6.    自動洗浄便器automatically cleaned toilet, self-cleaning tioletの訳。我が国で広く用いられている温水洗浄便座ではなく、便器そのものを自動的に洗浄するロボット便器をさす。パリ、ニューヨーク、サンフランシスコなどに設置されている有料公衆便所で使われている。

7.    排泄ロボットが実用化されても、移乗、移動などの介護作業は必要であり、それのみは言い過ぎで、ふれあいの中の重点が変化することを強調したかったものであろう。

8.    人を対象とする研究の倫理審査委員会デンマークの倫理審査委員会は法律に基づいて設置され、内務保健大臣の任命する中央倫理審査委員会と5つの州政府が任命する8つの地方倫理審査委員会があり、いずれも過半数は非専門家より構成される。

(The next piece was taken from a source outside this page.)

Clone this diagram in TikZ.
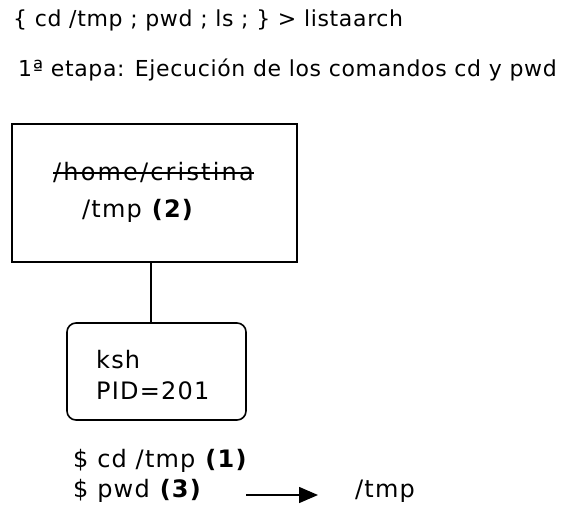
\documentclass[tikz,border=0pt]{standalone}
\usepackage{fontspec}
\setmainfont{DejaVu Sans}
\usetikzlibrary{arrows.meta}
% text sizes (1pt = one unit of the drawing)
\newcommand\hdrfont{\fontsize{22}{26}\selectfont\addfontfeatures{LetterSpace=3}}
\newcommand\lblfont{\fontsize{24}{28}\selectfont\addfontfeatures{LetterSpace=5}}
\newcommand\wdfont{\fontsize{24}{28}\selectfont\addfontfeatures{LetterSpace=9}}
\begin{document}
\begin{tikzpicture}[x=1pt,y=-1pt,
  txt/.style={anchor=base west, inner sep=0pt, text=black},
  frame/.style={draw, line width=1.6pt, inner sep=0pt},
  link/.style={line width=1.4pt},
  outarrow/.style={line width=1.5pt, -{Triangle[length=19pt,width=16pt]}}]
\useasboundingbox (0,0) rectangle (564,505);

% command line and stage title
\node[txt, font=\hdrfont] (cmd) at (13,27) {\{ cd /tmp ; pwd ; ls ; \} > listaarch};
\node[txt, font=\hdrfont] (stage) at (18,77) {1ª etapa: Ejecución de los comandos cd y pwd};

% current directory box
\node[frame, minimum width=285pt, minimum height=138pt] (dir) at (154.5,193) {};
\node[txt, font=\wdfont] (olddir) at (53,180) {/home/cristina};
\draw[line width=1.2pt] ([yshift=7pt]olddir.base west) -- ([yshift=7pt]olddir.base east);
\node[txt, font=\lblfont] (newdir) at (82,217) {/tmp \textbf{(2)}};

% process box
\node[frame, rounded corners=9pt, minimum width=179pt, minimum height=97pt] (proc) at (156.5,371.5) {};
\node[txt, font=\lblfont] (sh) at (96,368) {ksh};
\node[txt, font=\lblfont] (pid) at (96,399) {PID=201};

\coordinate (stem) at (151,0);
\draw[link] (dir.south -| stem) -- (proc.north -| stem);

% commands and output
\node[txt, font=\lblfont] (cd) at (73,467) {\$ cd /tmp \textbf{(1)}};
\node[txt, font=\lblfont] (pwd) at (73,497) {\$ pwd \textbf{(3)}};
\node[txt, font=\lblfont] (out) at (355,497) {/tmp};
\coordinate (a0) at (246,495);
\coordinate (a1) at (318,495);
\draw[outarrow] (a0) -- (a1);
\end{tikzpicture}
\end{document}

委員会の決定に対する違反者には罰金又は4ヶ月以下の禁固刑の対象となる刑事罰が科される。

9.    介護一般の中でここでは、研究のための倫理審査の必要性と、サービス提供のためには倫理審査は不要であることの区別について述べている。ベルモントレポートによる診療と研究との区別に基づいている。人を対象とする研究の倫理は研究倫理、診療などのサービスの倫理は生命倫理として位置づけている。